====== MATERIAL PROVIDED ======

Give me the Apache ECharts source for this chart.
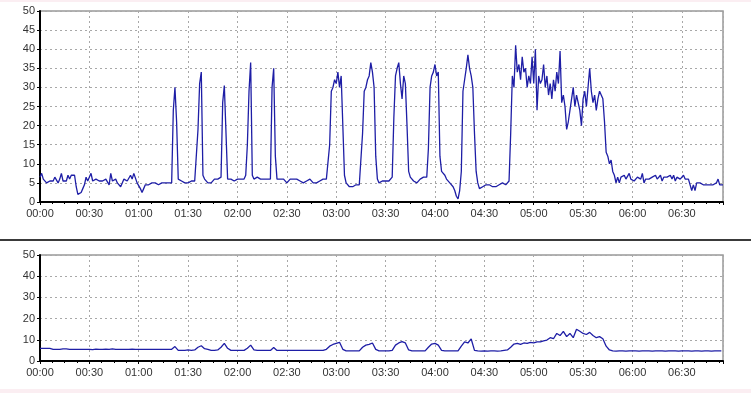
<!DOCTYPE html>
<html><head><meta charset="utf-8">
<script src="https://cdn.jsdelivr.net/npm/echarts@6/dist/echarts.min.js"></script>
<style>html,body{margin:0;padding:0;background:#fff;} #c{width:751px;height:393px;}</style>
</head><body><div id="c"></div>
<script>
// x axis in minutes since 00:00
const tickLabels = ['00:00','00:30','01:00','01:30','02:00','02:30','03:00','03:30','04:00','04:30','05:00','05:30','06:00','06:30'];
const axisEndMinute = 415;

// top panel: one value per minute, starting at 00:00
const topStepMinutes = 1;
const topValues = [
  6.5, 7.5, 6, 5.5, 5, 5.5, 5.5, 6, 5.5, 6.5,
  7, 5, 6, 7.5, 5.5, 6, 5.5, 7, 6, 7,
  7.5, 7, 4, 2, 1.5, 2.5, 3.5, 4.5, 6.5, 5.5,
  6, 7.5, 5.5, 5.5, 6, 6.5, 5.5, 6, 5.5, 5,
  6, 5.5, 4.5, 7.5, 5.5, 5.5, 6, 5, 5, 4,
  5, 6, 6.5, 5.5, 6, 7, 6, 7.5, 7.5, 5,
  4.5, 3.5, 2.5, 3.5, 4.5, 5, 4.5, 5, 5, 4.5,
  5, 5.5, 4.5, 4, 5, 4.5, 5, 5.5, 5, 5,
  5, 24, 30, 21, 6, 6, 5.5, 6, 5, 5.5,
  5, 5.5, 5.5, 5, 5.5, 6, 19, 31, 34, 7,
  6, 5.5, 5, 5.5, 5, 5.5, 6, 5.5, 6, 6,
  6.5, 26, 30.5, 30, 6, 5.5, 6, 6, 5.5, 6,
  6, 5.5, 6, 6.5, 6, 7, 15, 29, 36.5, 7,
  6, 5.5, 6.5, 6, 6, 5.5, 6, 5.5, 6, 5.5,
  6, 30, 35, 12, 6, 5.5, 6, 5.5, 6, 5.5,
  5, 5.5, 6, 5.5, 6, 5.5, 6, 6, 5.5, 6,
  5, 5.5, 5.5, 5.5, 6, 5.5, 5, 5, 5, 5.5,
  5.5, 6, 6, 6.5, 6, 6.5, 15, 29, 30, 32,
  31, 34, 30, 33, 20, 7, 5, 4.5, 4, 3.5,
  4, 4, 4.5, 4, 4.5, 4.5, 18, 29, 30, 32,
  33, 36.5, 34, 30, 12, 6, 5, 5, 5.5, 5,
  5.5, 6, 5.5, 6, 6.5, 22, 33, 35, 36.5, 31,
  27, 33, 31, 20, 8, 6.5, 6, 5.5, 6, 5,
  5.5, 6, 6, 6.5, 6, 6.5, 14, 30, 33, 34,
  36, 33, 34, 12, 8, 7.5, 7, 6, 5.5, 5,
  4.5, 4, 3, 1.5, 0.8, 3, 8, 29, 32, 35,
  38.5, 35, 33, 30, 18, 8, 5, 3.5, 3.5, 4,
  4, 4.5, 4, 4.5, 4.5, 4, 4, 4, 4, 4.5,
  4.5, 5, 4.5, 4.5, 5, 5.5, 18, 33, 30, 41,
  34, 36, 32, 38, 34, 35, 30, 33, 31, 38,
  31, 40, 24, 33, 31, 32, 36, 30, 33, 28,
  31, 27, 32, 29, 34, 31, 39.5, 26, 28, 25,
  19, 21, 24, 27, 30, 25, 28, 26, 24, 20,
  27, 29, 25, 30, 35, 29, 26, 28, 24, 27,
  29, 28, 27, 21, 13, 12, 10, 11, 8, 7,
  5, 6.5, 5, 6.5, 6, 7, 6, 6.5, 7.5, 6,
  6.5, 5.5, 6, 6.5, 7, 6, 7.5, 5, 6, 6.5,
  6, 6, 6.5, 6, 7, 6, 6.5, 7, 5.5, 6.5,
  7, 6.5, 6, 7, 6, 7, 5.5, 6.5, 6, 6,
  6.5, 7, 6, 5.5, 6, 5.5, 3, 4.5, 3, 5,
  4.5, 5, 4.5, 4.5, 4, 4.5, 4.5, 4.5, 5, 4.5,
  4, 5, 6, 4.5, 4, 4.5
];

// bottom panel: one value every 2 minutes, starting at 00:00
const bottomStepMinutes = 2;
const bottomValues = [
  6, 6, 6, 6, 5.5, 5.5, 5.5, 5.7, 5.7, 5.5,
  5.5, 5.5, 5.5, 5.5, 5.5, 5.5, 5.4, 5.6, 5.5, 5.5,
  5.6, 5.5, 5.7, 5.5, 5.5, 5.5, 5.5, 5.5, 5.6, 5.5,
  5.5, 5.5, 5.5, 5.5, 5.5, 5.5, 5.5, 5.5, 5.5, 5.5,
  5.5, 6.8, 5, 5, 5, 5.2, 5, 5.2, 6.5, 7.2,
  5.8, 5.5, 5, 5, 5.2, 6.5, 8.3, 6, 5, 5,
  5, 5, 5, 6, 7.5, 5.2, 5, 5, 5, 5,
  5, 6.4, 5, 5, 5, 5, 5, 5, 5, 5,
  5, 5, 5, 5, 5, 5, 5, 5.5, 7, 7.8,
  8.3, 8.8, 5.5, 4.8, 4.8, 4.8, 4.8, 4.8, 6.5, 7.5,
  7.8, 8.5, 5.5, 4.8, 4.8, 4.8, 4.8, 5, 7.5, 8.5,
  9.1, 8.5, 5.2, 4.8, 4.8, 4.8, 4.8, 4.8, 6.5, 8,
  8.3, 7.5, 5, 4.8, 4.8, 4.8, 4.8, 4.8, 7, 9,
  8.5, 10.4, 5, 4.8, 4.7, 4.8, 4.7, 4.8, 4.8, 4.7,
  4.8, 5, 5.2, 6.5, 8, 8.3, 7.8, 8.5, 8.3, 8.8,
  8.5, 9, 9, 9.5, 9.9, 11, 10.5, 13, 12, 14,
  11.5, 13, 11, 15, 14, 13, 12.5, 13.5, 12, 11,
  11.5, 10.5, 7, 5.2, 4.8, 4.7, 4.8, 4.8, 4.7, 4.8,
  4.8, 4.8, 4.7, 4.8, 4.8, 4.8, 4.7, 4.8, 4.8, 4.8,
  4.7, 4.8, 4.8, 4.8, 4.7, 4.8, 4.8, 4.8, 4.7, 4.8,
  4.8, 4.7, 4.8, 4.8, 4.7, 4.8, 4.8, 4.8
];

const FONT = 'Liberation Sans, Arial, sans-serif';
const LINE_COLOR = '#1e1ea6';

function toPairs(values, step) { return values.map((v, i) => [i * step, v]); }

function xAxis(gi) {
  return {
    type: 'value', gridIndex: gi, min: 0, max: axisEndMinute, interval: 30,
    axisLine: { show: true, onZero: false, lineStyle: { color: '#000', width: 2 } },
    axisTick: { show: true, length: 3, lineStyle: { color: '#000' } },
    minorTick: { show: true, splitNumber: 4, length: 2, lineStyle: { color: '#000' } },
    axisLabel: {
      color: '#333', fontSize: 11, fontFamily: FONT, margin: 6, showMaxLabel: false,
      formatter: v => (v % 30 === 0 && tickLabels[v / 30]) ? tickLabels[v / 30] : ''
    },
    splitLine: { show: true, lineStyle: { color: '#a8a8a8', width: 1, type: [2, 3] } }
  };
}
function yAxis(gi, interval) {
  return {
    type: 'value', gridIndex: gi, min: 0, max: 50, interval: interval,
    axisLine: { show: true, lineStyle: { color: '#000', width: 2 } },
    axisTick: { show: true, length: 3, lineStyle: { color: '#000' } },
    axisLabel: { color: '#333', fontSize: 11, fontFamily: FONT, margin: 5 },
    splitLine: { show: true, lineStyle: { color: '#a8a8a8', width: 1, type: [2, 3] } }
  };
}

const chart = echarts.init(document.getElementById('c'), null, { renderer: 'canvas' });
chart.setOption({
  animation: false,
  backgroundColor: '#fff',
  grid: [
    { left: 40, top: 11, width: 683, height: 191, show: true, borderColor: '#999', borderWidth: 1.5, backgroundColor: '#fff' },
    { left: 40, top: 255, width: 683, height: 106, show: true, borderColor: '#999', borderWidth: 1.5, backgroundColor: '#fff' }
  ],
  xAxis: [xAxis(0), xAxis(1)],
  yAxis: [yAxis(0, 5), yAxis(1, 10)],
  graphic: [
    { type: 'rect', shape: { x: 0, y: 0, width: 751, height: 2 }, style: { fill: '#fbeef2' }, silent: true },
    { type: 'rect', shape: { x: 0, y: 389, width: 751, height: 4 }, style: { fill: '#fbeef2' }, silent: true },
    { type: 'line', shape: { x1: 0, y1: 240, x2: 751, y2: 240 }, style: { stroke: '#3a3a3a', lineWidth: 2 }, silent: true }
  ],
  series: [
    { type: 'line', xAxisIndex: 0, yAxisIndex: 0, data: toPairs(topValues, topStepMinutes),
      showSymbol: false, symbol: 'none', lineStyle: { color: LINE_COLOR, width: 1.3 } },
    { type: 'line', xAxisIndex: 1, yAxisIndex: 1, data: toPairs(bottomValues, bottomStepMinutes),
      showSymbol: false, symbol: 'none', lineStyle: { color: LINE_COLOR, width: 1.3 } }
  ]
});
</script>
</body></html>
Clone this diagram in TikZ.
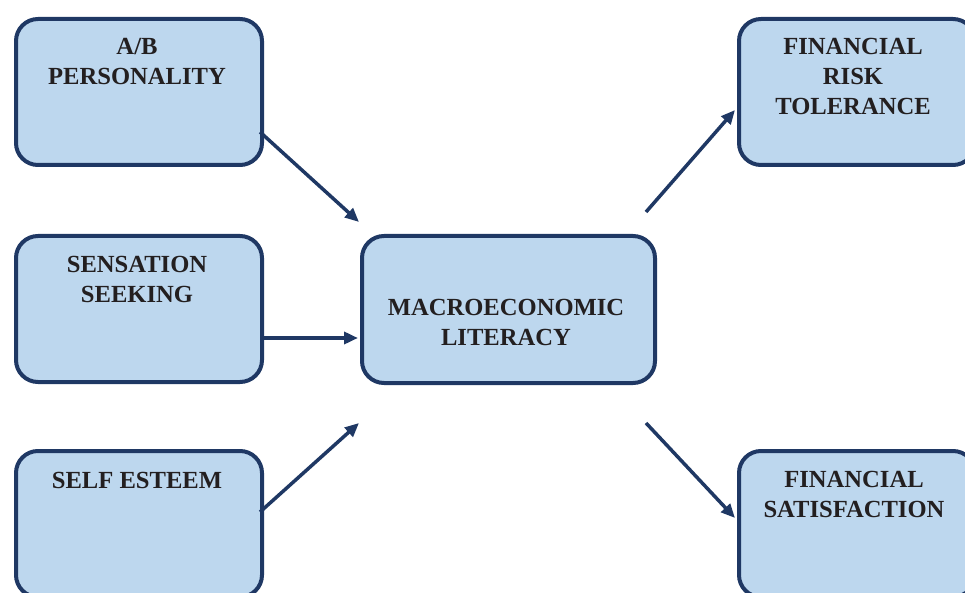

======

■ EXERCISE OBJECTIVE ■
Return only the lines from the start of the data through the line that contains "const axisEndMinute = 415;", please, copying them exactly and omitting all pictures.

■ SOLUTION FOR THIS EXERCISE ■
Give me the Apache ECharts source for this chart.
<!DOCTYPE html>
<html><head><meta charset="utf-8">
<script src="https://cdn.jsdelivr.net/npm/echarts@6/dist/echarts.min.js"></script>
<style>html,body{margin:0;padding:0;background:#fff;} #c{width:751px;height:393px;}</style>
</head><body><div id="c"></div>
<script>
// x axis in minutes since 00:00
const tickLabels = ['00:00','00:30','01:00','01:30','02:00','02:30','03:00','03:30','04:00','04:30','05:00','05:30','06:00','06:30'];
const axisEndMinute = 415;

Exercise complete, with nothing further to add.